DATA FOR THIS EXERCISE ▸
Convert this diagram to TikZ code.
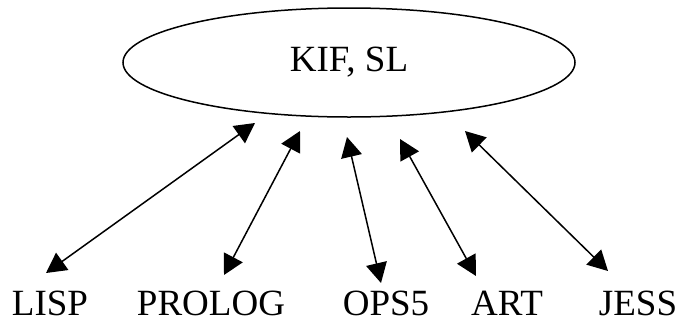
\documentclass[tikz,border=0pt]{standalone}
\usepackage{fontspec}
\setmainfont{Liberation Serif}
\usetikzlibrary{arrows.meta,shapes.geometric}
\begin{document}
\begin{tikzpicture}[x=1pt,y=-1pt,
  lbl/.style={font=\fontsize{37}{40}\selectfont, inner sep=0pt, anchor=base},
  hub/.style={draw, ellipse, line width=1.5pt, minimum width=452pt, minimum height=109pt, inner sep=0pt, font=\fontsize{37}{40}\selectfont},
  link/.style={line width=1.5pt, {Triangle[length=20pt,width=21pt]}-{Triangle[length=20pt,width=21pt]}}
]
\useasboundingbox (0,0) rectangle (677,322);
\node[hub] (kif) at (349,62.5) {KIF, SL};
\node[lbl] (lisp) at (50,315) {LISP};
\node[lbl] (prolog) at (211,315) {PROLOG};
\node[lbl] (ops) at (386,315) {OPS5};
\node[lbl] (art) at (507,315) {ART};
\node[lbl] (jess) at (638,315) {JESS};
\coordinate (lispB) at (46,273);
\coordinate (lispT) at (255,123);
\coordinate (prologB) at (224,275);
\coordinate (prologT) at (300,131);
\coordinate (opsB) at (381,283);
\coordinate (opsT) at (347,137);
\coordinate (artB) at (476,276);
\coordinate (artT) at (400,139);
\coordinate (jessB) at (608,271);
\coordinate (jessT) at (465,131);
\draw[link] (lispB) -- (lispT);
\draw[link] (prologB) -- (prologT);
\draw[link] (opsB) -- (opsT);
\draw[link] (artB) -- (artT);
\draw[link] (jessB) -- (jessT);
\end{tikzpicture}
\end{document}
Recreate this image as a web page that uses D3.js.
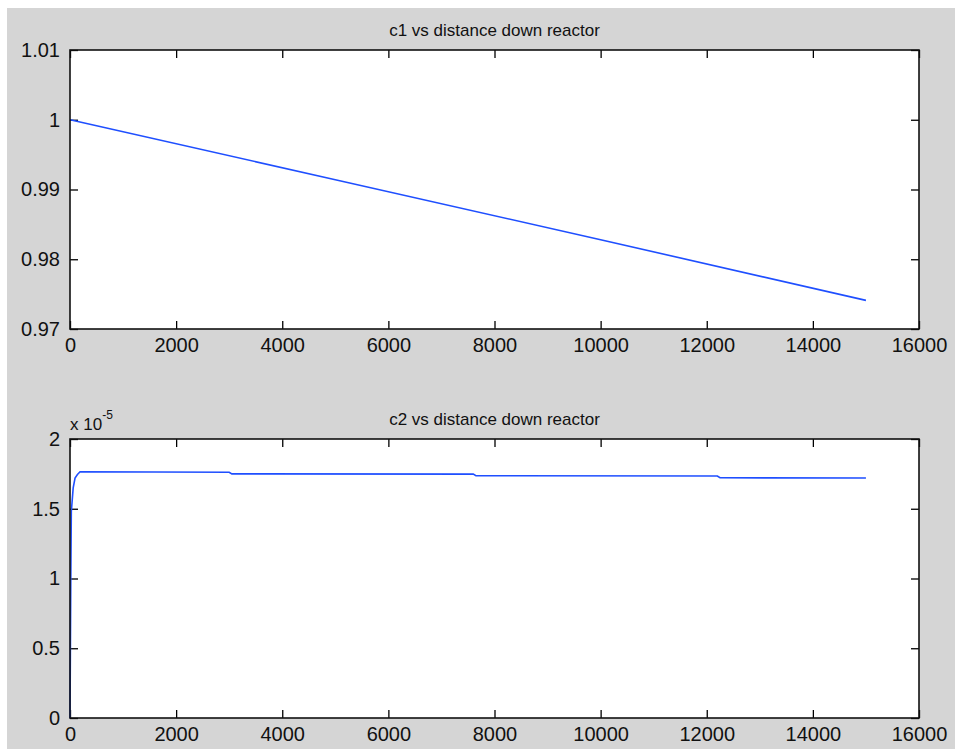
<!DOCTYPE html>
<html lang="en">
<head>
<meta charset="UTF-8">
<title>c1 c2 vs distance down reactor</title>
<script src="https://d3js.org/d3.v7.min.js"></script>
<style>
    html, body {
        margin: 0;
        background: #fff;
    }
    .tick text {
        font-family: "Liberation Sans", Arial, sans-serif;
        font-size: 20px;
        fill: #111;
    }
    .ttl {
        font-family: "Liberation Sans", Arial, sans-serif;
        font-size: 17px;
        fill: #111;
    }
</style>
</head>
<body>
<div id="vis"></div>
<script>
// distance down reactor
var c1_x = [0, 5000, 10000, 15000];
var c1_y = [1.0, 0.9914, 0.9828, 0.9741];

// c2 values in units of 1e-5
var c2_x = [0, 15, 25, 60, 95, 140, 190, 3000, 3050, 7600, 7650, 12200, 12250, 15000];
var c2_y = [0, 1.0, 1.48, 1.65, 1.72, 1.745, 1.765, 1.762, 1.750, 1.748, 1.737, 1.735, 1.722, 1.720];

var x_ticks = [0, 2000, 4000, 6000, 8000, 10000, 12000, 14000, 16000];
var c1_ticks = [0.97, 0.98, 0.99, 1.0, 1.01];
var c2_ticks = [0, 0.5, 1, 1.5, 2];

var W = 955, H = 749;

var svg = d3.select('#vis')
    .append('svg')
    .attr('width', W)
    .attr('height', H);

svg.append('rect')
    .attr('x', 7)
    .attr('y', 8)
    .attr('width', W - 7)
    .attr('height', H - 8)
    .attr('fill', '#d5d5d5');

function panel(top, xs, ys, ydomain, yticks, yfmt, title) {
    var left = 70, w = 849, h = 279;
    var g = svg.append('g')
        .attr('transform', 'translate(' + left + ',' + top + ')');

    var x_scale = d3.scaleLinear().domain([0, 16000]).range([0, w]);
    var y_scale = d3.scaleLinear().domain(ydomain).range([h, 0]);

    g.append('rect')
        .attr('width', w)
        .attr('height', h)
        .attr('fill', '#fff');

    g.append('g')
        .attr('transform', 'translate(0,' + h + ')')
        .call(d3.axisBottom(x_scale).tickValues(x_ticks).tickSizeInner(-8).tickSizeOuter(0).tickPadding(9).tickFormat(d3.format('d')));
    g.append('g')
        .call(d3.axisTop(x_scale).tickValues(x_ticks).tickSizeInner(-8).tickSizeOuter(0).tickFormat(''));
    g.append('g')
        .call(d3.axisLeft(y_scale).tickValues(yticks).tickSizeInner(-8).tickSizeOuter(0).tickPadding(10).tickFormat(yfmt));
    g.append('g')
        .attr('transform', 'translate(' + w + ',0)')
        .call(d3.axisRight(y_scale).tickValues(yticks).tickSizeInner(-8).tickSizeOuter(0).tickFormat(''));

    g.selectAll('.domain').remove();
    g.selectAll('.tick line').attr('stroke', '#000').attr('stroke-width', 1.3);

    var pts = xs.map(function(d, i) { return [d, ys[i]]; });
    var line = d3.line()
        .x(function(d) { return x_scale(d[0]); })
        .y(function(d) { return y_scale(d[1]); });

    g.append('path')
        .datum(pts)
        .attr('d', line)
        .attr('fill', 'none')
        .attr('stroke', '#1f4fff')
        .attr('stroke-width', 1.6);

    g.append('rect')
        .attr('width', w)
        .attr('height', h)
        .attr('fill', 'none')
        .attr('stroke', '#111')
        .attr('stroke-width', 1.6);

    g.append('text')
        .attr('class', 'ttl')
        .attr('x', w / 2)
        .attr('y', -14)
        .attr('text-anchor', 'middle')
        .text(title);
    return g;
}

panel(50, c1_x, c1_y, [0.97, 1.01], c1_ticks, function(d) { return d3.format('.2~f')(d); }, 'c1 vs distance down reactor');
var g2 = panel(439, c2_x, c2_y, [0, 2], c2_ticks, function(d) { return d3.format('~g')(d); }, 'c2 vs distance down reactor');

var ex = g2.append('text')
    .attr('class', 'ttl')
    .attr('x', 0)
    .attr('y', -9);
ex.append('tspan').text('x 10');
ex.append('tspan').attr('dy', -11).attr('font-size', 12).text('-5');
</script>
</body>
</html>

AIM ▸
Write the lines above out again exactly, without any of their pictures.

EXERCISE RESULT ▸
Convert this diagram to TikZ code.
\documentclass[tikz,border=0pt]{standalone}
\usepackage{fontspec}
\setmainfont{Liberation Serif}
\usetikzlibrary{arrows.meta,shapes.geometric}
\begin{document}
\begin{tikzpicture}[x=1pt,y=-1pt,
  lbl/.style={font=\fontsize{37}{40}\selectfont, inner sep=0pt, anchor=base},
  hub/.style={draw, ellipse, line width=1.5pt, minimum width=452pt, minimum height=109pt, inner sep=0pt, font=\fontsize{37}{40}\selectfont},
  link/.style={line width=1.5pt, {Triangle[length=20pt,width=21pt]}-{Triangle[length=20pt,width=21pt]}}
]
\useasboundingbox (0,0) rectangle (677,322);
\node[hub] (kif) at (349,62.5) {KIF, SL};
\node[lbl] (lisp) at (50,315) {LISP};
\node[lbl] (prolog) at (211,315) {PROLOG};
\node[lbl] (ops) at (386,315) {OPS5};
\node[lbl] (art) at (507,315) {ART};
\node[lbl] (jess) at (638,315) {JESS};
\coordinate (lispB) at (46,273);
\coordinate (lispT) at (255,123);
\coordinate (prologB) at (224,275);
\coordinate (prologT) at (300,131);
\coordinate (opsB) at (381,283);
\coordinate (opsT) at (347,137);
\coordinate (artB) at (476,276);
\coordinate (artT) at (400,139);
\coordinate (jessB) at (608,271);
\coordinate (jessT) at (465,131);
\draw[link] (lispB) -- (lispT);
\draw[link] (prologB) -- (prologT);
\draw[link] (opsB) -- (opsT);
\draw[link] (artB) -- (artT);
\draw[link] (jessB) -- (jessT);
\end{tikzpicture}
\end{document}
Recreate this image as a web page that uses D3.js.
<!DOCTYPE html>
<html lang="en">
<head>
<meta charset="UTF-8">
<title>c1 c2 vs distance down reactor</title>
<script src="https://d3js.org/d3.v7.min.js"></script>
<style>
    html, body {
        margin: 0;
        background: #fff;
    }
    .tick text {
        font-family: "Liberation Sans", Arial, sans-serif;
        font-size: 20px;
        fill: #111;
    }
    .ttl {
        font-family: "Liberation Sans", Arial, sans-serif;
        font-size: 17px;
        fill: #111;
    }
</style>
</head>
<body>
<div id="vis"></div>
<script>
// distance down reactor
var c1_x = [0, 5000, 10000, 15000];
var c1_y = [1.0, 0.9914, 0.9828, 0.9741];

// c2 values in units of 1e-5
var c2_x = [0, 15, 25, 60, 95, 140, 190, 3000, 3050, 7600, 7650, 12200, 12250, 15000];
var c2_y = [0, 1.0, 1.48, 1.65, 1.72, 1.745, 1.765, 1.762, 1.750, 1.748, 1.737, 1.735, 1.722, 1.720];

var x_ticks = [0, 2000, 4000, 6000, 8000, 10000, 12000, 14000, 16000];
var c1_ticks = [0.97, 0.98, 0.99, 1.0, 1.01];
var c2_ticks = [0, 0.5, 1, 1.5, 2];

var W = 955, H = 749;

var svg = d3.select('#vis')
    .append('svg')
    .attr('width', W)
    .attr('height', H);

svg.append('rect')
    .attr('x', 7)
    .attr('y', 8)
    .attr('width', W - 7)
    .attr('height', H - 8)
    .attr('fill', '#d5d5d5');

function panel(top, xs, ys, ydomain, yticks, yfmt, title) {
    var left = 70, w = 849, h = 279;
    var g = svg.append('g')
        .attr('transform', 'translate(' + left + ',' + top + ')');

    var x_scale = d3.scaleLinear().domain([0, 16000]).range([0, w]);
    var y_scale = d3.scaleLinear().domain(ydomain).range([h, 0]);

    g.append('rect')
        .attr('width', w)
        .attr('height', h)
        .attr('fill', '#fff');

    g.append('g')
        .attr('transform', 'translate(0,' + h + ')')
        .call(d3.axisBottom(x_scale).tickValues(x_ticks).tickSizeInner(-8).tickSizeOuter(0).tickPadding(9).tickFormat(d3.format('d')));
    g.append('g')
        .call(d3.axisTop(x_scale).tickValues(x_ticks).tickSizeInner(-8).tickSizeOuter(0).tickFormat(''));
    g.append('g')
        .call(d3.axisLeft(y_scale).tickValues(yticks).tickSizeInner(-8).tickSizeOuter(0).tickPadding(10).tickFormat(yfmt));
    g.append('g')
        .attr('transform', 'translate(' + w + ',0)')
        .call(d3.axisRight(y_scale).tickValues(yticks).tickSizeInner(-8).tickSizeOuter(0).tickFormat(''));

    g.selectAll('.domain').remove();
    g.selectAll('.tick line').attr('stroke', '#000').attr('stroke-width', 1.3);

    var pts = xs.map(function(d, i) { return [d, ys[i]]; });
    var line = d3.line()
        .x(function(d) { return x_scale(d[0]); })
        .y(function(d) { return y_scale(d[1]); });

    g.append('path')
        .datum(pts)
        .attr('d', line)
        .attr('fill', 'none')
        .attr('stroke', '#1f4fff')
        .attr('stroke-width', 1.6);

    g.append('rect')
        .attr('width', w)
        .attr('height', h)
        .attr('fill', 'none')
        .attr('stroke', '#111')
        .attr('stroke-width', 1.6);

    g.append('text')
        .attr('class', 'ttl')
        .attr('x', w / 2)
        .attr('y', -14)
        .attr('text-anchor', 'middle')
        .text(title);
    return g;
}

panel(50, c1_x, c1_y, [0.97, 1.01], c1_ticks, function(d) { return d3.format('.2~f')(d); }, 'c1 vs distance down reactor');
var g2 = panel(439, c2_x, c2_y, [0, 2], c2_ticks, function(d) { return d3.format('~g')(d); }, 'c2 vs distance down reactor');

var ex = g2.append('text')
    .attr('class', 'ttl')
    .attr('x', 0)
    .attr('y', -9);
ex.append('tspan').text('x 10');
ex.append('tspan').attr('dy', -11).attr('font-size', 12).text('-5');
</script>
</body>
</html>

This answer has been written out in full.